Barbe’s assessment and this week’s budget data came just days out from next Thursday’s CBRT interest rate decision and this is even more so than usual a landmark event for the Turkish Lira and economy.

“The lira eked out small gains vs the USD following the CBRT's decision to raise the foreign currency reserve requirement ratio by 2pp to 23% for deposits of less than a year and 17% for those over a year. A surprise rate cut by the CBRT next week could cause sentiment to turn sour,” warns ,” says Kenneth Broux, a currency strategist at Societe Generale.


Above: USD/TRY shown at daily intervals alongside GBP/TRY.

Every central bank event is always important for a currency and its related financial markets but even more so with the Lira after the damaging cycle of apparent political intervention at the central bank in pursuit of lower interest rates seen in recent years, which has prompted repeated bouts of sharp currency depreciation and lifted inflation rates further than desired by the CBRT.

The latest sell-off was in March and came in response to Ankara’s dismissal of current Governor Şahap Kavcıoğlu’s predecessor, which led markets to fear that the bank would quickly embark on a renewed cycle of interest rate cuts before the nascent inflation surge in Turkey has been contained.

So far the bank has maintained a steady hand but the currency market will inevitably wait with baited breath next week to hear if that approach will continue, while some observers may have been discouraged from such expectations by indications that the inflation targeting strategy could change.

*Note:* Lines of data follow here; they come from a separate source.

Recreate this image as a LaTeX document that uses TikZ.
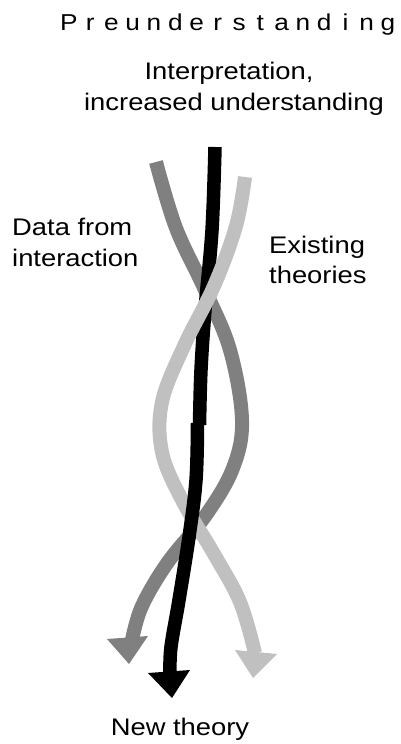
\documentclass[tikz,border=0pt]{standalone}
\usepackage{fontspec}
\setmainfont{Liberation Sans}[FakeStretch=1.14]
\definecolor{strandD}{HTML}{808080}
\definecolor{strandL}{HTML}{C0C0C0}
\tikzset{
  strand/.style={line width=14pt, line cap=butt, line join=round},
  lbl/.style={inner sep=0pt, font=\fontsize{24}{31}\selectfont},
}
\begin{document}
\begin{tikzpicture}[x=1pt,y=-1pt]
\useasboundingbox (0,0) rectangle (400,744);
% top label, letter spaced
\node[lbl, anchor=base, font=\fontsize{23}{27}\selectfont] (pre) at (228.5,30)
  {\foreach \c in {P,r,e,u,n,d,e,r,s,t,a,n,d,i,n,g}{\makebox[21.27pt][c]{\c}}};
\node[lbl, anchor=base] (interp1) at (229,79) {Interpretation,};
\node[lbl, anchor=base] (interp2) at (234,110) {increased understanding};
\node[lbl, anchor=base west] (data1) at (12,235) {Data from};
\node[lbl, anchor=base west] (data2) at (12,266) {interaction};
\node[lbl, anchor=base west] (exist1) at (269,253) {Existing};
\node[lbl, anchor=base west] (exist2) at (269,283) {theories};
\node[lbl, anchor=base] (new) at (180,735) {New theory};
% dark gray strand (data from interaction)
\draw[strand, strandD] plot[smooth, tension=0.6] coordinates {
  (156,162) (176,228) (205,290) (230,350) (242,420) (233,468)
  (206,515) (168,562) (142,606) (132,640)};
\fill[strandD] (107,639) -- (148,636) -- (129,664) -- cycle;
% black strand, upper part
\draw[strand, line width=13.5pt, black] plot[smooth, tension=0.6] coordinates {
  (215,147) (212,230) (205,310) (201,370) (199.5,425)};
% light gray strand (existing theories)
\draw[strand, strandL] plot[smooth, tension=0.6] coordinates {
  (245,177) (236,226) (214,286) (184,346) (162,402) (162,452)
  (182,500) (214,554) (240,602) (255,653)};
\fill[strandL] (235,650) -- (277,654) -- (253,678) -- cycle;
% black strand, lower part
\draw[strand, line width=13.5pt, black] plot[smooth, tension=0.6] coordinates {
  (197.5,423) (196,480) (189,537) (179,600) (171,647) (170,673)};
\fill[black] (148,673) -- (190,670) -- (172,698) -- cycle;
\end{tikzpicture}
\end{document}
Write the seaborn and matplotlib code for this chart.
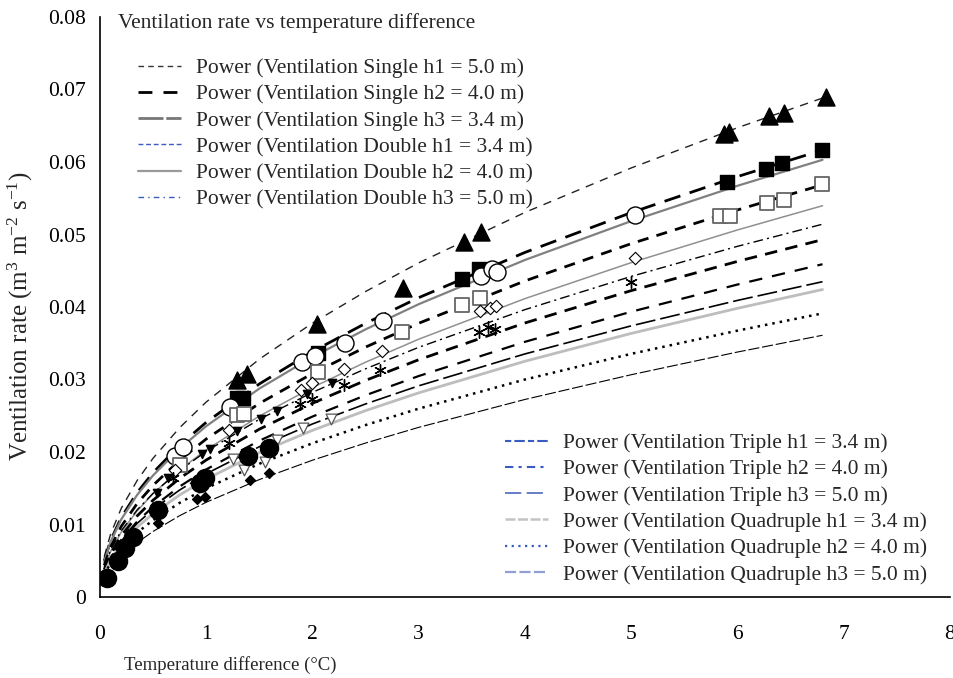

“Turkish Central bank Governor Sahap Kavcioglu indicated that core inflation, rather than headline, could gain importance as the CBRT sets monetary policy,” says Mathias Van der Jeugt, head of research at KBC Markets in Brussels.

“Until recently, the CBTR governor indicated that the bank intended to keep the policy rate above the inflation rate. August CPI data published on Friday printed at 19.25% Y/Y for headline CPI, but core CPI eased from 17.25% to 16.76%,” Van der Jeugt wrote in an early September note.